* [AIM OF THE EXERCISE]
Repeat the listing exactly as given, omitting every image.

— start of DATA SEGMENT —

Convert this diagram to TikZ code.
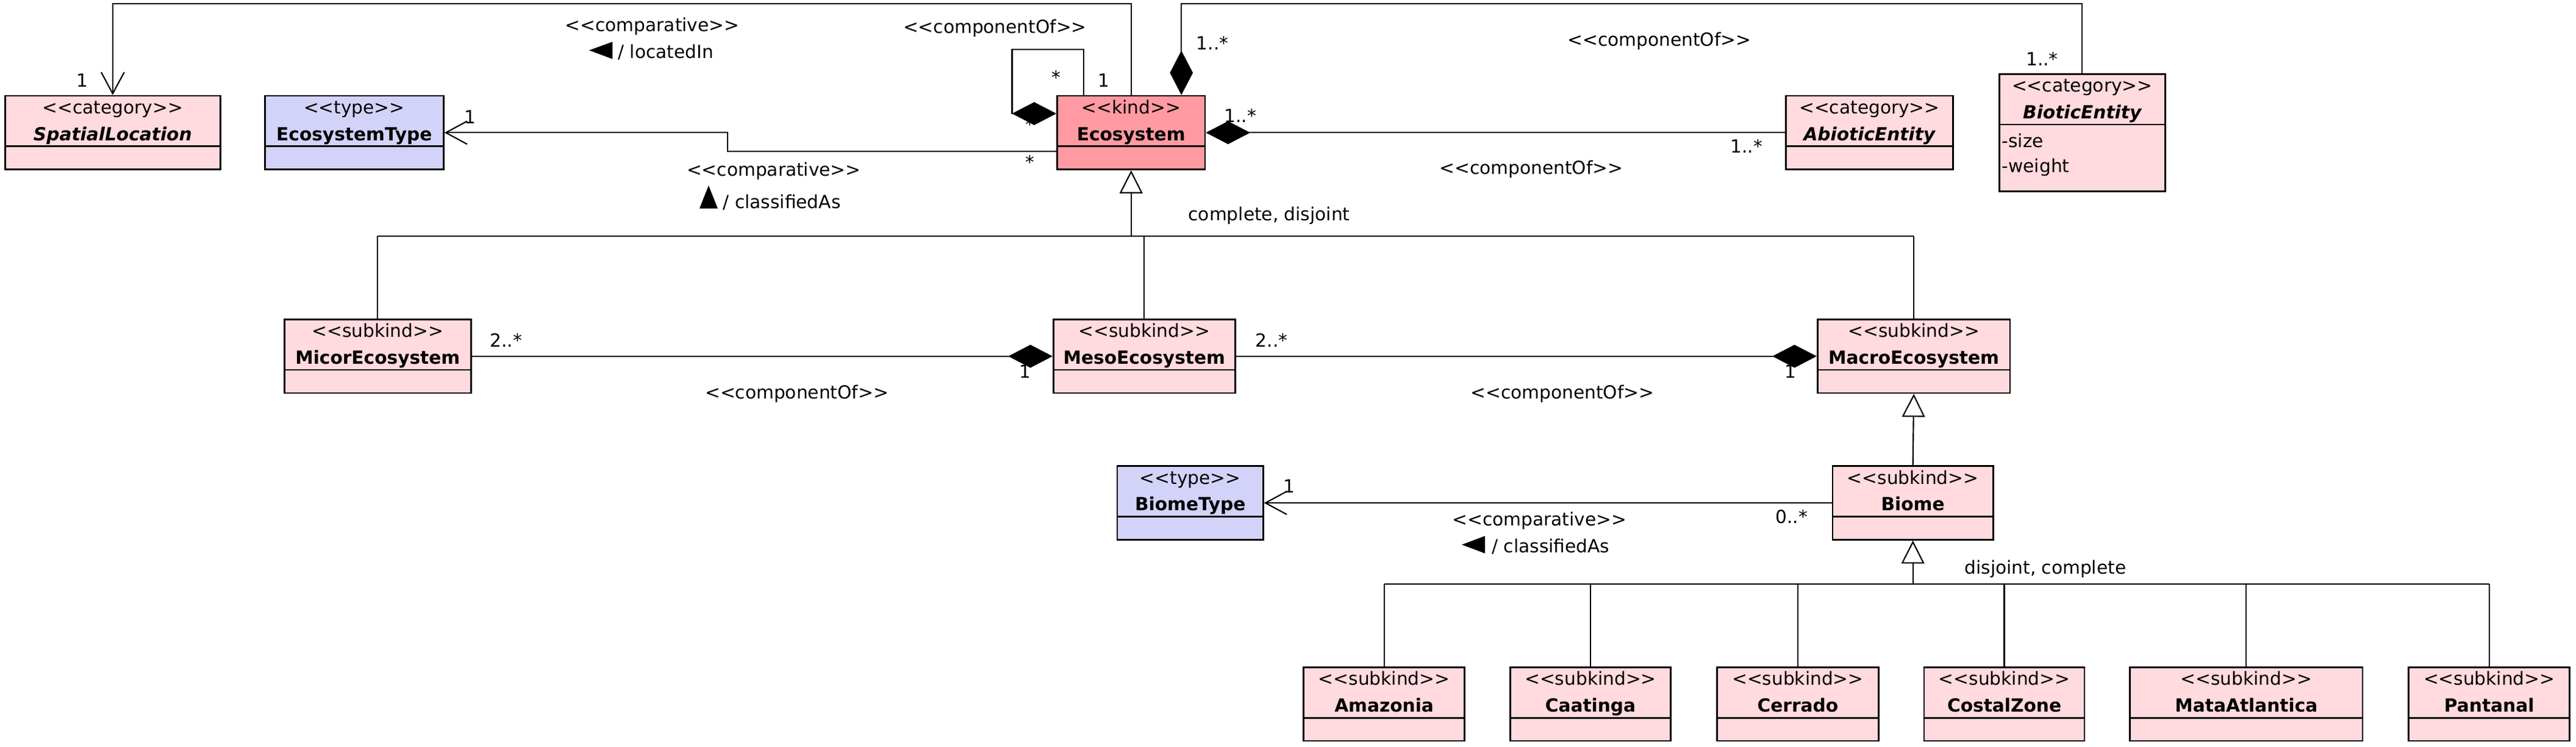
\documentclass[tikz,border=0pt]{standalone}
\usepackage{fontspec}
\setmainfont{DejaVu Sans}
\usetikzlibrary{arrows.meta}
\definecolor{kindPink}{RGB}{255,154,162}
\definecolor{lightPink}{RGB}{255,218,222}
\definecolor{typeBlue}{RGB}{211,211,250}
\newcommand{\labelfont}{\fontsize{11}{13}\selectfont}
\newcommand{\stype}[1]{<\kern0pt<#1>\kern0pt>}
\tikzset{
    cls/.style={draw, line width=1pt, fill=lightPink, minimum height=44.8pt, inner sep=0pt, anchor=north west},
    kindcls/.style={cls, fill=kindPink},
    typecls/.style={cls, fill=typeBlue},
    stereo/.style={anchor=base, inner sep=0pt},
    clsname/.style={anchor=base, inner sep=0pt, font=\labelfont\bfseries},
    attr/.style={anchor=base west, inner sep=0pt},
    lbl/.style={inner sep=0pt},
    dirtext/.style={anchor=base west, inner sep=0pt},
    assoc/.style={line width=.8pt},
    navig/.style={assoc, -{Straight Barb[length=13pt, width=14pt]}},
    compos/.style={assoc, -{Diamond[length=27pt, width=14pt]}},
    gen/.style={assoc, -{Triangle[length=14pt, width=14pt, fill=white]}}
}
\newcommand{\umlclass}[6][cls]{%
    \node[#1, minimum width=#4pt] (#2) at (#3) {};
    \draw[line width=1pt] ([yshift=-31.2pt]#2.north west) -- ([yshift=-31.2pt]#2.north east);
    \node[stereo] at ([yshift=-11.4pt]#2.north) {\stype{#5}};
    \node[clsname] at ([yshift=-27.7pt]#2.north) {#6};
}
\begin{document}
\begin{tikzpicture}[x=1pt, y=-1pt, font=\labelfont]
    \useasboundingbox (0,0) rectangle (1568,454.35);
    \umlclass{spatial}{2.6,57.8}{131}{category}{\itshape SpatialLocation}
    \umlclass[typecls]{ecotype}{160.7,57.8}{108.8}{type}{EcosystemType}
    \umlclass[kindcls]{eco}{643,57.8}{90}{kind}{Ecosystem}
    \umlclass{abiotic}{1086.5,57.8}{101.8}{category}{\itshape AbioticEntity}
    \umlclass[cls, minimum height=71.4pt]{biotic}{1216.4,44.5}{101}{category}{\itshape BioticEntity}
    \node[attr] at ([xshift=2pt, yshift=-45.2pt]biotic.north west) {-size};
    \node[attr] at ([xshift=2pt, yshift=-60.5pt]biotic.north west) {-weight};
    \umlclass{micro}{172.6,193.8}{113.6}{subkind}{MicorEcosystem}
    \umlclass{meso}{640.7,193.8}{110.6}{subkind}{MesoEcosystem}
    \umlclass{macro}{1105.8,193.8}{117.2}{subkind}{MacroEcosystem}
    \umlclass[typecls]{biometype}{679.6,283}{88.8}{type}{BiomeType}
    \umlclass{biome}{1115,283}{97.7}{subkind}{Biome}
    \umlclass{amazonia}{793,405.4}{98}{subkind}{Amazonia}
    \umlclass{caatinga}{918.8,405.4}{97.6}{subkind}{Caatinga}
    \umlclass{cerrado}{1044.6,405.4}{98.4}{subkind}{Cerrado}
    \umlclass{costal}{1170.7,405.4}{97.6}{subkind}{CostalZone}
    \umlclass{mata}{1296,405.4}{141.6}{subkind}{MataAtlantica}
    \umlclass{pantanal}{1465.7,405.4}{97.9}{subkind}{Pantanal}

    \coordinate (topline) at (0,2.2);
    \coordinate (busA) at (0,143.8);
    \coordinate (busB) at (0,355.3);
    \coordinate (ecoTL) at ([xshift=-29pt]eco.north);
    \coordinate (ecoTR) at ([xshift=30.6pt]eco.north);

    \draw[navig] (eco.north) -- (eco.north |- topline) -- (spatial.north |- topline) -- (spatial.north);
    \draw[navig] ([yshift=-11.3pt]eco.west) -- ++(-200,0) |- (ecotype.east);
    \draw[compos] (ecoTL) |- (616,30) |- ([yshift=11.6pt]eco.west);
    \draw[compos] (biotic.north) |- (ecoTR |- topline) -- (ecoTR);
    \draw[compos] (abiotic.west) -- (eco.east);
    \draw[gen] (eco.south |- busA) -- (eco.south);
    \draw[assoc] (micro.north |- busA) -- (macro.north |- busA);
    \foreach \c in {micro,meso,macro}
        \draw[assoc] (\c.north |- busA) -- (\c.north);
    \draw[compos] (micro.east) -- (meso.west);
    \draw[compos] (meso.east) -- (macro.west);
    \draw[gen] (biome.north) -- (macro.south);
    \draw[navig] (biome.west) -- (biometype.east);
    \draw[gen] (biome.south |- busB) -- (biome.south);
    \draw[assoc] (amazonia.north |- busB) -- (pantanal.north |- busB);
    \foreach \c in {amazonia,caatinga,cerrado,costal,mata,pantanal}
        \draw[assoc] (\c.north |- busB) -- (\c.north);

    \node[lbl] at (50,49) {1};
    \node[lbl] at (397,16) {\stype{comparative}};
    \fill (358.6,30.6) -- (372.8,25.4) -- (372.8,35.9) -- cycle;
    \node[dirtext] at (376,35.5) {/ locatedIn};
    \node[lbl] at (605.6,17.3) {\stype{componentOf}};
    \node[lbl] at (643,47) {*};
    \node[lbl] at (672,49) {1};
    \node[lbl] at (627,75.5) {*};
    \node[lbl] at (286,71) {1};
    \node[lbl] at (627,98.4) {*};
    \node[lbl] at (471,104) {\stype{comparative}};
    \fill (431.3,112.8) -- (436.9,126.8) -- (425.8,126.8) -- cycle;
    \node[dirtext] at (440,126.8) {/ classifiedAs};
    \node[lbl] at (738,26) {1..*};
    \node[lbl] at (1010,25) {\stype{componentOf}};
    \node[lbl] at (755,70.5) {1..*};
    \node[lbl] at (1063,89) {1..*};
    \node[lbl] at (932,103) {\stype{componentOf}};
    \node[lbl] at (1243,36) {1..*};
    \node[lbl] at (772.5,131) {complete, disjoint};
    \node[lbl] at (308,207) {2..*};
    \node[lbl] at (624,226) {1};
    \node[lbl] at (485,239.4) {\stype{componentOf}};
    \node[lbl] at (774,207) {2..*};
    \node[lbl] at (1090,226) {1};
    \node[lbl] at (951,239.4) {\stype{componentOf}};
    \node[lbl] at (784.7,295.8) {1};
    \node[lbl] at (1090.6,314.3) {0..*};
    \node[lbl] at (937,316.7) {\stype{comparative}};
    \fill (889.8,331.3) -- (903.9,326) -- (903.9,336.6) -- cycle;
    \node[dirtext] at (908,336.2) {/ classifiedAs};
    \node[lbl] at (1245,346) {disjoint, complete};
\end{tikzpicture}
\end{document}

— end of DATA SEGMENT —

* [COMPLETED EXERCISE]
Convert this diagram to TikZ code.
\documentclass[tikz,border=0pt]{standalone}
\usepackage{fontspec}
\setmainfont{DejaVu Sans}
\usetikzlibrary{arrows.meta}
\definecolor{kindPink}{RGB}{255,154,162}
\definecolor{lightPink}{RGB}{255,218,222}
\definecolor{typeBlue}{RGB}{211,211,250}
\newcommand{\labelfont}{\fontsize{11}{13}\selectfont}
\newcommand{\stype}[1]{<\kern0pt<#1>\kern0pt>}
\tikzset{
    cls/.style={draw, line width=1pt, fill=lightPink, minimum height=44.8pt, inner sep=0pt, anchor=north west},
    kindcls/.style={cls, fill=kindPink},
    typecls/.style={cls, fill=typeBlue},
    stereo/.style={anchor=base, inner sep=0pt},
    clsname/.style={anchor=base, inner sep=0pt, font=\labelfont\bfseries},
    attr/.style={anchor=base west, inner sep=0pt},
    lbl/.style={inner sep=0pt},
    dirtext/.style={anchor=base west, inner sep=0pt},
    assoc/.style={line width=.8pt},
    navig/.style={assoc, -{Straight Barb[length=13pt, width=14pt]}},
    compos/.style={assoc, -{Diamond[length=27pt, width=14pt]}},
    gen/.style={assoc, -{Triangle[length=14pt, width=14pt, fill=white]}}
}
\newcommand{\umlclass}[6][cls]{%
    \node[#1, minimum width=#4pt] (#2) at (#3) {};
    \draw[line width=1pt] ([yshift=-31.2pt]#2.north west) -- ([yshift=-31.2pt]#2.north east);
    \node[stereo] at ([yshift=-11.4pt]#2.north) {\stype{#5}};
    \node[clsname] at ([yshift=-27.7pt]#2.north) {#6};
}
\begin{document}
\begin{tikzpicture}[x=1pt, y=-1pt, font=\labelfont]
    \useasboundingbox (0,0) rectangle (1568,454.35);
    \umlclass{spatial}{2.6,57.8}{131}{category}{\itshape SpatialLocation}
    \umlclass[typecls]{ecotype}{160.7,57.8}{108.8}{type}{EcosystemType}
    \umlclass[kindcls]{eco}{643,57.8}{90}{kind}{Ecosystem}
    \umlclass{abiotic}{1086.5,57.8}{101.8}{category}{\itshape AbioticEntity}
    \umlclass[cls, minimum height=71.4pt]{biotic}{1216.4,44.5}{101}{category}{\itshape BioticEntity}
    \node[attr] at ([xshift=2pt, yshift=-45.2pt]biotic.north west) {-size};
    \node[attr] at ([xshift=2pt, yshift=-60.5pt]biotic.north west) {-weight};
    \umlclass{micro}{172.6,193.8}{113.6}{subkind}{MicorEcosystem}
    \umlclass{meso}{640.7,193.8}{110.6}{subkind}{MesoEcosystem}
    \umlclass{macro}{1105.8,193.8}{117.2}{subkind}{MacroEcosystem}
    \umlclass[typecls]{biometype}{679.6,283}{88.8}{type}{BiomeType}
    \umlclass{biome}{1115,283}{97.7}{subkind}{Biome}
    \umlclass{amazonia}{793,405.4}{98}{subkind}{Amazonia}
    \umlclass{caatinga}{918.8,405.4}{97.6}{subkind}{Caatinga}
    \umlclass{cerrado}{1044.6,405.4}{98.4}{subkind}{Cerrado}
    \umlclass{costal}{1170.7,405.4}{97.6}{subkind}{CostalZone}
    \umlclass{mata}{1296,405.4}{141.6}{subkind}{MataAtlantica}
    \umlclass{pantanal}{1465.7,405.4}{97.9}{subkind}{Pantanal}

    \coordinate (topline) at (0,2.2);
    \coordinate (busA) at (0,143.8);
    \coordinate (busB) at (0,355.3);
    \coordinate (ecoTL) at ([xshift=-29pt]eco.north);
    \coordinate (ecoTR) at ([xshift=30.6pt]eco.north);

    \draw[navig] (eco.north) -- (eco.north |- topline) -- (spatial.north |- topline) -- (spatial.north);
    \draw[navig] ([yshift=-11.3pt]eco.west) -- ++(-200,0) |- (ecotype.east);
    \draw[compos] (ecoTL) |- (616,30) |- ([yshift=11.6pt]eco.west);
    \draw[compos] (biotic.north) |- (ecoTR |- topline) -- (ecoTR);
    \draw[compos] (abiotic.west) -- (eco.east);
    \draw[gen] (eco.south |- busA) -- (eco.south);
    \draw[assoc] (micro.north |- busA) -- (macro.north |- busA);
    \foreach \c in {micro,meso,macro}
        \draw[assoc] (\c.north |- busA) -- (\c.north);
    \draw[compos] (micro.east) -- (meso.west);
    \draw[compos] (meso.east) -- (macro.west);
    \draw[gen] (biome.north) -- (macro.south);
    \draw[navig] (biome.west) -- (biometype.east);
    \draw[gen] (biome.south |- busB) -- (biome.south);
    \draw[assoc] (amazonia.north |- busB) -- (pantanal.north |- busB);
    \foreach \c in {amazonia,caatinga,cerrado,costal,mata,pantanal}
        \draw[assoc] (\c.north |- busB) -- (\c.north);

    \node[lbl] at (50,49) {1};
    \node[lbl] at (397,16) {\stype{comparative}};
    \fill (358.6,30.6) -- (372.8,25.4) -- (372.8,35.9) -- cycle;
    \node[dirtext] at (376,35.5) {/ locatedIn};
    \node[lbl] at (605.6,17.3) {\stype{componentOf}};
    \node[lbl] at (643,47) {*};
    \node[lbl] at (672,49) {1};
    \node[lbl] at (627,75.5) {*};
    \node[lbl] at (286,71) {1};
    \node[lbl] at (627,98.4) {*};
    \node[lbl] at (471,104) {\stype{comparative}};
    \fill (431.3,112.8) -- (436.9,126.8) -- (425.8,126.8) -- cycle;
    \node[dirtext] at (440,126.8) {/ classifiedAs};
    \node[lbl] at (738,26) {1..*};
    \node[lbl] at (1010,25) {\stype{componentOf}};
    \node[lbl] at (755,70.5) {1..*};
    \node[lbl] at (1063,89) {1..*};
    \node[lbl] at (932,103) {\stype{componentOf}};
    \node[lbl] at (1243,36) {1..*};
    \node[lbl] at (772.5,131) {complete, disjoint};
    \node[lbl] at (308,207) {2..*};
    \node[lbl] at (624,226) {1};
    \node[lbl] at (485,239.4) {\stype{componentOf}};
    \node[lbl] at (774,207) {2..*};
    \node[lbl] at (1090,226) {1};
    \node[lbl] at (951,239.4) {\stype{componentOf}};
    \node[lbl] at (784.7,295.8) {1};
    \node[lbl] at (1090.6,314.3) {0..*};
    \node[lbl] at (937,316.7) {\stype{comparative}};
    \fill (889.8,331.3) -- (903.9,326) -- (903.9,336.6) -- cycle;
    \node[dirtext] at (908,336.2) {/ classifiedAs};
    \node[lbl] at (1245,346) {disjoint, complete};
\end{tikzpicture}
\end{document}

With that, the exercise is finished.